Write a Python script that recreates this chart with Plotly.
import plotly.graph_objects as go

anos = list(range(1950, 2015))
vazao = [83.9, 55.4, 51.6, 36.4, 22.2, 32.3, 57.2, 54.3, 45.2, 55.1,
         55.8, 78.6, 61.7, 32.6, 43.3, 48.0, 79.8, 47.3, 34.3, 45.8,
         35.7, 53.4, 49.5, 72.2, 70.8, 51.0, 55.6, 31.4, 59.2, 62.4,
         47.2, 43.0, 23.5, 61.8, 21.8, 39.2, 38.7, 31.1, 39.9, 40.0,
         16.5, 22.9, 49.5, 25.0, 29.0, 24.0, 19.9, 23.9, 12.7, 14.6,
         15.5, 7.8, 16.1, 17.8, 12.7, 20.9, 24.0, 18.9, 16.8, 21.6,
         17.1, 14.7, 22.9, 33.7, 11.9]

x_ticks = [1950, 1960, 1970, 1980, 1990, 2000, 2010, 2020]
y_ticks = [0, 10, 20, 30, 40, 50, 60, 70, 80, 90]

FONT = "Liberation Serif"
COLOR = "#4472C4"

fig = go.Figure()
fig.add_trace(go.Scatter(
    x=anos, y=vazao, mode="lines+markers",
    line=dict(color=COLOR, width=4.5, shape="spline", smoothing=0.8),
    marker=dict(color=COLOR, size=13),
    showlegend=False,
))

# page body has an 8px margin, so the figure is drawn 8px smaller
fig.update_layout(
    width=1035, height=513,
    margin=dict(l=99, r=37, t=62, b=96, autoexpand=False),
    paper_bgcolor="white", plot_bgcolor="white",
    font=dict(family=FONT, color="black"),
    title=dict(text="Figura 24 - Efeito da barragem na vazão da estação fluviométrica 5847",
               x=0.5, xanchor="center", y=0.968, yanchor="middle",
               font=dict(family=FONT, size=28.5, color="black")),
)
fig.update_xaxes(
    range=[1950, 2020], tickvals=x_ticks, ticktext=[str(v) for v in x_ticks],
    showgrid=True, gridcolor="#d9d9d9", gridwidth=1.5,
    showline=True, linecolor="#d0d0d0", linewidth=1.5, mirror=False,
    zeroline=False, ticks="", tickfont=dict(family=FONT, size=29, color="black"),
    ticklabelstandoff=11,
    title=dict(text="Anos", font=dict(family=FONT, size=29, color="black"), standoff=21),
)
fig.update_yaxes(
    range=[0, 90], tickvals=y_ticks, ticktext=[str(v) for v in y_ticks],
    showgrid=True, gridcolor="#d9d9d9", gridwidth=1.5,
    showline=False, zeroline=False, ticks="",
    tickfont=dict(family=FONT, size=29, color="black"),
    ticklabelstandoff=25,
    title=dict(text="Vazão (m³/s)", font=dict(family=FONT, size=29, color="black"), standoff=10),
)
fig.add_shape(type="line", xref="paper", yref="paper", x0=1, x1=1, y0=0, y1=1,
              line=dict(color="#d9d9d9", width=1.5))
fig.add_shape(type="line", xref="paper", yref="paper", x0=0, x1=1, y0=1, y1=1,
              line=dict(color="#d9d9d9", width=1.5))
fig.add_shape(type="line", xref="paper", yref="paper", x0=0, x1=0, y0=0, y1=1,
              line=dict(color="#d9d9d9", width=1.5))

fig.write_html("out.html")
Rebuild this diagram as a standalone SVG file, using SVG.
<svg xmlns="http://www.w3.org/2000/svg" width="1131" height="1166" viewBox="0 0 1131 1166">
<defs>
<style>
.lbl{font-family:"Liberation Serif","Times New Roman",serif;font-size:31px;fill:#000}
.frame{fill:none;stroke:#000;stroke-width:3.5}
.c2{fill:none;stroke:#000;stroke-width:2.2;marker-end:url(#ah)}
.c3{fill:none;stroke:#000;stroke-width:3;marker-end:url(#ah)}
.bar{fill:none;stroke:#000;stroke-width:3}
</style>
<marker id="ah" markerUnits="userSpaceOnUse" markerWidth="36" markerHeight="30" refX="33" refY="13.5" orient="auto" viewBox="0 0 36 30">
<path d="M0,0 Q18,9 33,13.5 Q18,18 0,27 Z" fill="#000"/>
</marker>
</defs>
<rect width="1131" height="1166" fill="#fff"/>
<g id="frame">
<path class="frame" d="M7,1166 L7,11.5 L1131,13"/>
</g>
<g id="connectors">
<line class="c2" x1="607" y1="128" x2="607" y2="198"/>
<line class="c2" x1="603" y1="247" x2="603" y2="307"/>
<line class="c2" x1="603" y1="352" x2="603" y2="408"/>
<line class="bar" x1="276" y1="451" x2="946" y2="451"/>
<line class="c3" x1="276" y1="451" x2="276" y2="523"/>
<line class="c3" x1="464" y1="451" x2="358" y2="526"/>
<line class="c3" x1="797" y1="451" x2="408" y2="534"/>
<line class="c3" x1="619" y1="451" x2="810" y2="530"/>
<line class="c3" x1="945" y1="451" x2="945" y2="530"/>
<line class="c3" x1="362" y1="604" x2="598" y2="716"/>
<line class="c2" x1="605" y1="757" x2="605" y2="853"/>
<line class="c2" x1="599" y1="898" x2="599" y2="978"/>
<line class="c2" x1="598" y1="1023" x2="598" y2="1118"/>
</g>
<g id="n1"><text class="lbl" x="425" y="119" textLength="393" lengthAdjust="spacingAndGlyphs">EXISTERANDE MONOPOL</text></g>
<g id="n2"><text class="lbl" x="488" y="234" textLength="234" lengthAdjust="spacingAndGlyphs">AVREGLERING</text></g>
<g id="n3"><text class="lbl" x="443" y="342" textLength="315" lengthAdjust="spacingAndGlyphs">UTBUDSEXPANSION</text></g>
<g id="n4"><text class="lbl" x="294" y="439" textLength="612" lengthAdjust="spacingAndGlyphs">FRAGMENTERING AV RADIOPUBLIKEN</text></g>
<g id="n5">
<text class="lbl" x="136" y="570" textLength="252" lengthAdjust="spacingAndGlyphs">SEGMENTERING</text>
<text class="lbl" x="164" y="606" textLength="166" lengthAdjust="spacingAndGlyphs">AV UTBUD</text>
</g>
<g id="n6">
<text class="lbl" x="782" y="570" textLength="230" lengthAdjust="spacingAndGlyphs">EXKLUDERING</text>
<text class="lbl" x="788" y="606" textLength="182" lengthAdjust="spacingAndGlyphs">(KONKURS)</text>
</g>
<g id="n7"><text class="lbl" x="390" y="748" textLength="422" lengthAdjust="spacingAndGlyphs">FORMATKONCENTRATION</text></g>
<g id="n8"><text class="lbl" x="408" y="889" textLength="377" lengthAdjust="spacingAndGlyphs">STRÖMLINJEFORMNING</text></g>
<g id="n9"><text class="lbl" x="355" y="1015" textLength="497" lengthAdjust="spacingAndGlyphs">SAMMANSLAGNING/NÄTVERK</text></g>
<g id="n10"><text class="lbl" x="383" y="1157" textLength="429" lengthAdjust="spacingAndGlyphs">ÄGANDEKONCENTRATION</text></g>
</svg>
■ ■ ■
» **WRITTEN EXERCISE**: Give the entries once more, exactly as they appear.

» **OUTPUT**:
Write a Python script that recreates this chart with Plotly.
import plotly.graph_objects as go

anos = list(range(1950, 2015))
vazao = [83.9, 55.4, 51.6, 36.4, 22.2, 32.3, 57.2, 54.3, 45.2, 55.1,
         55.8, 78.6, 61.7, 32.6, 43.3, 48.0, 79.8, 47.3, 34.3, 45.8,
         35.7, 53.4, 49.5, 72.2, 70.8, 51.0, 55.6, 31.4, 59.2, 62.4,
         47.2, 43.0, 23.5, 61.8, 21.8, 39.2, 38.7, 31.1, 39.9, 40.0,
         16.5, 22.9, 49.5, 25.0, 29.0, 24.0, 19.9, 23.9, 12.7, 14.6,
         15.5, 7.8, 16.1, 17.8, 12.7, 20.9, 24.0, 18.9, 16.8, 21.6,
         17.1, 14.7, 22.9, 33.7, 11.9]

x_ticks = [1950, 1960, 1970, 1980, 1990, 2000, 2010, 2020]
y_ticks = [0, 10, 20, 30, 40, 50, 60, 70, 80, 90]

FONT = "Liberation Serif"
COLOR = "#4472C4"

fig = go.Figure()
fig.add_trace(go.Scatter(
    x=anos, y=vazao, mode="lines+markers",
    line=dict(color=COLOR, width=4.5, shape="spline", smoothing=0.8),
    marker=dict(color=COLOR, size=13),
    showlegend=False,
))

# page body has an 8px margin, so the figure is drawn 8px smaller
fig.update_layout(
    width=1035, height=513,
    margin=dict(l=99, r=37, t=62, b=96, autoexpand=False),
    paper_bgcolor="white", plot_bgcolor="white",
    font=dict(family=FONT, color="black"),
    title=dict(text="Figura 24 - Efeito da barragem na vazão da estação fluviométrica 5847",
               x=0.5, xanchor="center", y=0.968, yanchor="middle",
               font=dict(family=FONT, size=28.5, color="black")),
)
fig.update_xaxes(
    range=[1950, 2020], tickvals=x_ticks, ticktext=[str(v) for v in x_ticks],
    showgrid=True, gridcolor="#d9d9d9", gridwidth=1.5,
    showline=True, linecolor="#d0d0d0", linewidth=1.5, mirror=False,
    zeroline=False, ticks="", tickfont=dict(family=FONT, size=29, color="black"),
    ticklabelstandoff=11,
    title=dict(text="Anos", font=dict(family=FONT, size=29, color="black"), standoff=21),
)
fig.update_yaxes(
    range=[0, 90], tickvals=y_ticks, ticktext=[str(v) for v in y_ticks],
    showgrid=True, gridcolor="#d9d9d9", gridwidth=1.5,
    showline=False, zeroline=False, ticks="",
    tickfont=dict(family=FONT, size=29, color="black"),
    ticklabelstandoff=25,
    title=dict(text="Vazão (m³/s)", font=dict(family=FONT, size=29, color="black"), standoff=10),
)
fig.add_shape(type="line", xref="paper", yref="paper", x0=1, x1=1, y0=0, y1=1,
              line=dict(color="#d9d9d9", width=1.5))
fig.add_shape(type="line", xref="paper", yref="paper", x0=0, x1=1, y0=1, y1=1,
              line=dict(color="#d9d9d9", width=1.5))
fig.add_shape(type="line", xref="paper", yref="paper", x0=0, x1=0, y0=0, y1=1,
              line=dict(color="#d9d9d9", width=1.5))

fig.write_html("out.html")
Rebuild this diagram as a standalone SVG file, using SVG.
<svg xmlns="http://www.w3.org/2000/svg" width="1131" height="1166" viewBox="0 0 1131 1166">
<defs>
<style>
.lbl{font-family:"Liberation Serif","Times New Roman",serif;font-size:31px;fill:#000}
.frame{fill:none;stroke:#000;stroke-width:3.5}
.c2{fill:none;stroke:#000;stroke-width:2.2;marker-end:url(#ah)}
.c3{fill:none;stroke:#000;stroke-width:3;marker-end:url(#ah)}
.bar{fill:none;stroke:#000;stroke-width:3}
</style>
<marker id="ah" markerUnits="userSpaceOnUse" markerWidth="36" markerHeight="30" refX="33" refY="13.5" orient="auto" viewBox="0 0 36 30">
<path d="M0,0 Q18,9 33,13.5 Q18,18 0,27 Z" fill="#000"/>
</marker>
</defs>
<rect width="1131" height="1166" fill="#fff"/>
<g id="frame">
<path class="frame" d="M7,1166 L7,11.5 L1131,13"/>
</g>
<g id="connectors">
<line class="c2" x1="607" y1="128" x2="607" y2="198"/>
<line class="c2" x1="603" y1="247" x2="603" y2="307"/>
<line class="c2" x1="603" y1="352" x2="603" y2="408"/>
<line class="bar" x1="276" y1="451" x2="946" y2="451"/>
<line class="c3" x1="276" y1="451" x2="276" y2="523"/>
<line class="c3" x1="464" y1="451" x2="358" y2="526"/>
<line class="c3" x1="797" y1="451" x2="408" y2="534"/>
<line class="c3" x1="619" y1="451" x2="810" y2="530"/>
<line class="c3" x1="945" y1="451" x2="945" y2="530"/>
<line class="c3" x1="362" y1="604" x2="598" y2="716"/>
<line class="c2" x1="605" y1="757" x2="605" y2="853"/>
<line class="c2" x1="599" y1="898" x2="599" y2="978"/>
<line class="c2" x1="598" y1="1023" x2="598" y2="1118"/>
</g>
<g id="n1"><text class="lbl" x="425" y="119" textLength="393" lengthAdjust="spacingAndGlyphs">EXISTERANDE MONOPOL</text></g>
<g id="n2"><text class="lbl" x="488" y="234" textLength="234" lengthAdjust="spacingAndGlyphs">AVREGLERING</text></g>
<g id="n3"><text class="lbl" x="443" y="342" textLength="315" lengthAdjust="spacingAndGlyphs">UTBUDSEXPANSION</text></g>
<g id="n4"><text class="lbl" x="294" y="439" textLength="612" lengthAdjust="spacingAndGlyphs">FRAGMENTERING AV RADIOPUBLIKEN</text></g>
<g id="n5">
<text class="lbl" x="136" y="570" textLength="252" lengthAdjust="spacingAndGlyphs">SEGMENTERING</text>
<text class="lbl" x="164" y="606" textLength="166" lengthAdjust="spacingAndGlyphs">AV UTBUD</text>
</g>
<g id="n6">
<text class="lbl" x="782" y="570" textLength="230" lengthAdjust="spacingAndGlyphs">EXKLUDERING</text>
<text class="lbl" x="788" y="606" textLength="182" lengthAdjust="spacingAndGlyphs">(KONKURS)</text>
</g>
<g id="n7"><text class="lbl" x="390" y="748" textLength="422" lengthAdjust="spacingAndGlyphs">FORMATKONCENTRATION</text></g>
<g id="n8"><text class="lbl" x="408" y="889" textLength="377" lengthAdjust="spacingAndGlyphs">STRÖMLINJEFORMNING</text></g>
<g id="n9"><text class="lbl" x="355" y="1015" textLength="497" lengthAdjust="spacingAndGlyphs">SAMMANSLAGNING/NÄTVERK</text></g>
<g id="n10"><text class="lbl" x="383" y="1157" textLength="429" lengthAdjust="spacingAndGlyphs">ÄGANDEKONCENTRATION</text></g>
</svg>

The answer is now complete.